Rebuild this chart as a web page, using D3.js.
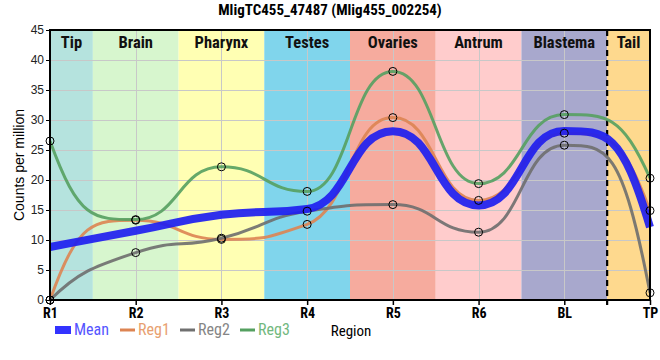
<!DOCTYPE html>
<html><head><meta charset="utf-8">
<script src="https://cdn.jsdelivr.net/npm/d3@7"></script>
<style>body{margin:0;background:#fff}svg{display:block}</style>
</head><body>
<svg id="c" width="660" height="360"></svg>
<script>
const categories = ["R1","R2","R3","R4","R5","R6","BL","TP"];
const regions = ["Tip","Brain","Pharynx","Testes","Ovaries","Antrum","Blastema","Tail"];
const regionColors = ["#b5e3de","#d7f6ce","#ffffb3","#80d5ec","#f6ab9e","#ffcccc","#a8a8cd","#fed98e"];
const reg1 = [0, 13.3, 10.1, 12.6, 30.4, 16.6, 27.8, 14.9];
const reg2 = [0, 7.9, 10.3, 14.8, 15.9, 11.3, 25.8, 1.2];
const reg3 = [26.5, 13.4, 22.2, 18.1, 38.1, 19.4, 30.9, 20.3];
const mean = categories.map((c,i)=> (reg1[i]+reg2[i]+reg3[i])/3);
const yTicks = [0,5,10,15,20,25,30,35,40,45];
const title = "MligTC455_47487 (Mlig455_002254)";

// monotone cubic curve with wide handles at interior points
function SmoothCurve(context){ this._context = context; }
SmoothCurve.prototype = {
  areaStart(){}, areaEnd(){},
  lineStart(){ this._x=[]; this._y=[]; },
  point(x,y){ this._x.push(+x); this._y.push(+y); },
  lineEnd(){
    const X=this._x, Y=this._y, n=X.length, ctx=this._context;
    if(!n) return;
    ctx.moveTo(X[0],Y[0]);
    if(n<2) return;
    const h=[], s=[];
    for(let i=0;i<n-1;i++){ h.push(X[i+1]-X[i]); s.push((Y[i+1]-Y[i])/h[i]); }
    const sg = v => v<0?-1:(v>0?1:0);
    const m = new Array(n).fill(0);
    for(let i=1;i<n-1;i++){
      const p=(s[i-1]*h[i]+s[i]*h[i-1])/(h[i-1]+h[i]);
      m[i]=(sg(s[i-1])+sg(s[i]))*Math.min(Math.abs(s[i-1]),Math.abs(s[i]),0.5*Math.abs(p));
    }
    m[0]=3*s[0]-2*m[1]; if(sg(m[0])!==sg(s[0])) m[0]=0;
    m[n-1]=3*s[n-2]-2*m[n-2]; if(sg(m[n-1])!==sg(s[n-2])) m[n-1]=0;
    const fi=0.5, fe=1/3;
    for(let i=0;i<n-1;i++){
      const a = (i===0?fe:fi)*h[i], b = (i===n-2?fe:fi)*h[i];
      ctx.bezierCurveTo(X[i]+a, Y[i]+m[i]*a, X[i+1]-b, Y[i+1]-m[i+1]*b, X[i+1], Y[i+1]);
    }
  }
};
const curveSmooth = ctx => new SmoothCurve(ctx);

const svg = d3.select("#c");
const L=50,R=650,T=30,B=300;
const x = d3.scalePoint().domain(categories).range([L,R]);
const y = d3.scaleLinear().domain([0,45]).range([B,T]);
const narrow = "'Liberation Sans Narrow','Arial Narrow','Roboto Condensed',sans-serif";

// bands
const xs = categories.map(c=>x(c));
const edges = [L];
for(let i=0;i<xs.length-1;i++) edges.push((xs[i]+xs[i+1])/2);
edges.push(R);
svg.append("g").selectAll("rect").data(regions).join("rect")
  .attr("x",(d,i)=>edges[i]).attr("y",T)
  .attr("width",(d,i)=>edges[i+1]-edges[i]).attr("height",B-T)
  .attr("fill",(d,i)=>regionColors[i]);

// grid
const g = svg.append("g").attr("stroke","#c8c8c8").attr("stroke-width",1);
g.selectAll("line.h").data(yTicks).join("line").attr("class","h")
  .attr("x1",L).attr("x2",R).attr("y1",d=>y(d)+0.5).attr("y2",d=>y(d)+0.5);
g.selectAll("line.v").data(categories).join("line").attr("class","v")
  .attr("x1",d=>Math.round(x(d))+0.5).attr("x2",d=>Math.round(x(d))+0.5).attr("y1",T).attr("y2",B);

// region labels
svg.append("g").selectAll("text").data(regions).join("text")
  .attr("x",(d,i)=>(edges[i]+edges[i+1])/2).attr("y",T+18)
  .attr("text-anchor","middle").attr("font-family",narrow).attr("font-weight","bold")
  .attr("font-size",16.5).attr("fill","#111").text(d=>d);

// dashed separator
svg.append("line").attr("x1",edges[7]).attr("x2",edges[7]).attr("y1",T).attr("y2",B+5)
  .attr("stroke","#000").attr("stroke-width",2.2).attr("stroke-dasharray","6,4");

// lines
const line = d3.line().x((d,i)=>x(categories[i])).y(d=>y(d)).curve(curveSmooth);
const series = [
  {name:"Reg1",vals:reg1,color:"#dd8452",w:3},
  {name:"Reg2",vals:reg2,color:"#6e6e6e",w:3},
  {name:"Reg3",vals:reg3,color:"#55a060",w:3}
];
series.forEach(s=>{
  svg.append("path").attr("d",line(s.vals)).attr("fill","none")
    .attr("stroke",s.color).attr("stroke-width",s.w).attr("stroke-opacity",0.9);
});
svg.append("path").attr("d",line(mean)).attr("fill","none")
  .attr("stroke","#1e1ef0").attr("stroke-width",8).attr("stroke-opacity",0.92);

// points
series.forEach(s=>{
  svg.append("g").selectAll("circle").data(s.vals).join("circle")
    .attr("cx",(d,i)=>x(categories[i])).attr("cy",d=>y(d)).attr("r",4)
    .attr("fill","none").attr("stroke","#000").attr("stroke-width",1);
});

// axes
const ya = svg.append("g").attr("transform",`translate(${L},0)`)
  .call(d3.axisLeft(y).tickValues(yTicks).tickSize(4).tickPadding(2));
ya.select(".domain").remove();
ya.selectAll("text").attr("font-family","'Liberation Sans',Arial,sans-serif").attr("font-size",12).attr("fill","#222");
const xa = svg.append("g").attr("transform",`translate(0,${B})`)
  .call(d3.axisBottom(x).tickSize(5).tickPadding(3));
xa.select(".domain").remove();
xa.selectAll("line").attr("stroke-width",1.5);
xa.selectAll("text").attr("font-family",narrow).attr("font-weight","bold").attr("font-size",14).attr("fill","#000");

// frame
svg.append("rect").attr("x",L).attr("y",T).attr("width",R-L).attr("height",B-T)
  .attr("fill","none").attr("stroke","#000").attr("stroke-width",2);

// title
svg.append("text").attr("x",330).attr("y",15).attr("text-anchor","middle")
  .attr("font-family",narrow).attr("font-weight","bold").attr("font-size",15).text(title);

// y label
svg.append("text").attr("transform","translate(24,165) rotate(-90)").attr("text-anchor","middle")
  .attr("font-family","'Liberation Sans',Arial,sans-serif").attr("font-size",14).text("Counts per million");

// legend
const leg = svg.append("g").attr("font-family",narrow).attr("font-size",16);
leg.append("rect").attr("x",55).attr("y",326).attr("width",16).attr("height",8).attr("fill","#3333ff");
leg.append("text").attr("x",74).attr("y",335).attr("fill","#5555ff").text("Mean");
const legItems = [{n:"Reg1",c:"#dd8452",t:"#e8a070",x:120},{n:"Reg2",c:"#707070",t:"#858585",x:180},{n:"Reg3",c:"#55a060",t:"#72b87e",x:240}];
legItems.forEach(d=>{
  leg.append("line").attr("x1",d.x).attr("x2",d.x+15).attr("y1",330).attr("y2",330).attr("stroke",d.c).attr("stroke-width",3);
  leg.append("text").attr("x",d.x+18).attr("y",335).attr("fill",d.t).text(d.n);
});
svg.append("text").attr("x",351).attr("y",336).attr("text-anchor","middle")
  .attr("font-family",narrow).attr("font-size",15).text("Region");
</script>
</body></html>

**The task:** Copy each line above precisely, dropping the pictures.

**Reply:**
Rebuild this chart as a web page, using D3.js.
<!DOCTYPE html>
<html><head><meta charset="utf-8">
<script src="https://cdn.jsdelivr.net/npm/d3@7"></script>
<style>body{margin:0;background:#fff}svg{display:block}</style>
</head><body>
<svg id="c" width="660" height="360"></svg>
<script>
const categories = ["R1","R2","R3","R4","R5","R6","BL","TP"];
const regions = ["Tip","Brain","Pharynx","Testes","Ovaries","Antrum","Blastema","Tail"];
const regionColors = ["#b5e3de","#d7f6ce","#ffffb3","#80d5ec","#f6ab9e","#ffcccc","#a8a8cd","#fed98e"];
const reg1 = [0, 13.3, 10.1, 12.6, 30.4, 16.6, 27.8, 14.9];
const reg2 = [0, 7.9, 10.3, 14.8, 15.9, 11.3, 25.8, 1.2];
const reg3 = [26.5, 13.4, 22.2, 18.1, 38.1, 19.4, 30.9, 20.3];
const mean = categories.map((c,i)=> (reg1[i]+reg2[i]+reg3[i])/3);
const yTicks = [0,5,10,15,20,25,30,35,40,45];
const title = "MligTC455_47487 (Mlig455_002254)";

// monotone cubic curve with wide handles at interior points
function SmoothCurve(context){ this._context = context; }
SmoothCurve.prototype = {
  areaStart(){}, areaEnd(){},
  lineStart(){ this._x=[]; this._y=[]; },
  point(x,y){ this._x.push(+x); this._y.push(+y); },
  lineEnd(){
    const X=this._x, Y=this._y, n=X.length, ctx=this._context;
    if(!n) return;
    ctx.moveTo(X[0],Y[0]);
    if(n<2) return;
    const h=[], s=[];
    for(let i=0;i<n-1;i++){ h.push(X[i+1]-X[i]); s.push((Y[i+1]-Y[i])/h[i]); }
    const sg = v => v<0?-1:(v>0?1:0);
    const m = new Array(n).fill(0);
    for(let i=1;i<n-1;i++){
      const p=(s[i-1]*h[i]+s[i]*h[i-1])/(h[i-1]+h[i]);
      m[i]=(sg(s[i-1])+sg(s[i]))*Math.min(Math.abs(s[i-1]),Math.abs(s[i]),0.5*Math.abs(p));
    }
    m[0]=3*s[0]-2*m[1]; if(sg(m[0])!==sg(s[0])) m[0]=0;
    m[n-1]=3*s[n-2]-2*m[n-2]; if(sg(m[n-1])!==sg(s[n-2])) m[n-1]=0;
    const fi=0.5, fe=1/3;
    for(let i=0;i<n-1;i++){
      const a = (i===0?fe:fi)*h[i], b = (i===n-2?fe:fi)*h[i];
      ctx.bezierCurveTo(X[i]+a, Y[i]+m[i]*a, X[i+1]-b, Y[i+1]-m[i+1]*b, X[i+1], Y[i+1]);
    }
  }
};
const curveSmooth = ctx => new SmoothCurve(ctx);

const svg = d3.select("#c");
const L=50,R=650,T=30,B=300;
const x = d3.scalePoint().domain(categories).range([L,R]);
const y = d3.scaleLinear().domain([0,45]).range([B,T]);
const narrow = "'Liberation Sans Narrow','Arial Narrow','Roboto Condensed',sans-serif";

// bands
const xs = categories.map(c=>x(c));
const edges = [L];
for(let i=0;i<xs.length-1;i++) edges.push((xs[i]+xs[i+1])/2);
edges.push(R);
svg.append("g").selectAll("rect").data(regions).join("rect")
  .attr("x",(d,i)=>edges[i]).attr("y",T)
  .attr("width",(d,i)=>edges[i+1]-edges[i]).attr("height",B-T)
  .attr("fill",(d,i)=>regionColors[i]);

// grid
const g = svg.append("g").attr("stroke","#c8c8c8").attr("stroke-width",1);
g.selectAll("line.h").data(yTicks).join("line").attr("class","h")
  .attr("x1",L).attr("x2",R).attr("y1",d=>y(d)+0.5).attr("y2",d=>y(d)+0.5);
g.selectAll("line.v").data(categories).join("line").attr("class","v")
  .attr("x1",d=>Math.round(x(d))+0.5).attr("x2",d=>Math.round(x(d))+0.5).attr("y1",T).attr("y2",B);

// region labels
svg.append("g").selectAll("text").data(regions).join("text")
  .attr("x",(d,i)=>(edges[i]+edges[i+1])/2).attr("y",T+18)
  .attr("text-anchor","middle").attr("font-family",narrow).attr("font-weight","bold")
  .attr("font-size",16.5).attr("fill","#111").text(d=>d);

// dashed separator
svg.append("line").attr("x1",edges[7]).attr("x2",edges[7]).attr("y1",T).attr("y2",B+5)
  .attr("stroke","#000").attr("stroke-width",2.2).attr("stroke-dasharray","6,4");

// lines
const line = d3.line().x((d,i)=>x(categories[i])).y(d=>y(d)).curve(curveSmooth);
const series = [
  {name:"Reg1",vals:reg1,color:"#dd8452",w:3},
  {name:"Reg2",vals:reg2,color:"#6e6e6e",w:3},
  {name:"Reg3",vals:reg3,color:"#55a060",w:3}
];
series.forEach(s=>{
  svg.append("path").attr("d",line(s.vals)).attr("fill","none")
    .attr("stroke",s.color).attr("stroke-width",s.w).attr("stroke-opacity",0.9);
});
svg.append("path").attr("d",line(mean)).attr("fill","none")
  .attr("stroke","#1e1ef0").attr("stroke-width",8).attr("stroke-opacity",0.92);

// points
series.forEach(s=>{
  svg.append("g").selectAll("circle").data(s.vals).join("circle")
    .attr("cx",(d,i)=>x(categories[i])).attr("cy",d=>y(d)).attr("r",4)
    .attr("fill","none").attr("stroke","#000").attr("stroke-width",1);
});

// axes
const ya = svg.append("g").attr("transform",`translate(${L},0)`)
  .call(d3.axisLeft(y).tickValues(yTicks).tickSize(4).tickPadding(2));
ya.select(".domain").remove();
ya.selectAll("text").attr("font-family","'Liberation Sans',Arial,sans-serif").attr("font-size",12).attr("fill","#222");
const xa = svg.append("g").attr("transform",`translate(0,${B})`)
  .call(d3.axisBottom(x).tickSize(5).tickPadding(3));
xa.select(".domain").remove();
xa.selectAll("line").attr("stroke-width",1.5);
xa.selectAll("text").attr("font-family",narrow).attr("font-weight","bold").attr("font-size",14).attr("fill","#000");

// frame
svg.append("rect").attr("x",L).attr("y",T).attr("width",R-L).attr("height",B-T)
  .attr("fill","none").attr("stroke","#000").attr("stroke-width",2);

// title
svg.append("text").attr("x",330).attr("y",15).attr("text-anchor","middle")
  .attr("font-family",narrow).attr("font-weight","bold").attr("font-size",15).text(title);

// y label
svg.append("text").attr("transform","translate(24,165) rotate(-90)").attr("text-anchor","middle")
  .attr("font-family","'Liberation Sans',Arial,sans-serif").attr("font-size",14).text("Counts per million");

// legend
const leg = svg.append("g").attr("font-family",narrow).attr("font-size",16);
leg.append("rect").attr("x",55).attr("y",326).attr("width",16).attr("height",8).attr("fill","#3333ff");
leg.append("text").attr("x",74).attr("y",335).attr("fill","#5555ff").text("Mean");
const legItems = [{n:"Reg1",c:"#dd8452",t:"#e8a070",x:120},{n:"Reg2",c:"#707070",t:"#858585",x:180},{n:"Reg3",c:"#55a060",t:"#72b87e",x:240}];
legItems.forEach(d=>{
  leg.append("line").attr("x1",d.x).attr("x2",d.x+15).attr("y1",330).attr("y2",330).attr("stroke",d.c).attr("stroke-width",3);
  leg.append("text").attr("x",d.x+18).attr("y",335).attr("fill",d.t).text(d.n);
});
svg.append("text").attr("x",351).attr("y",336).attr("text-anchor","middle")
  .attr("font-family",narrow).attr("font-size",15).text("Region");
</script>
</body></html>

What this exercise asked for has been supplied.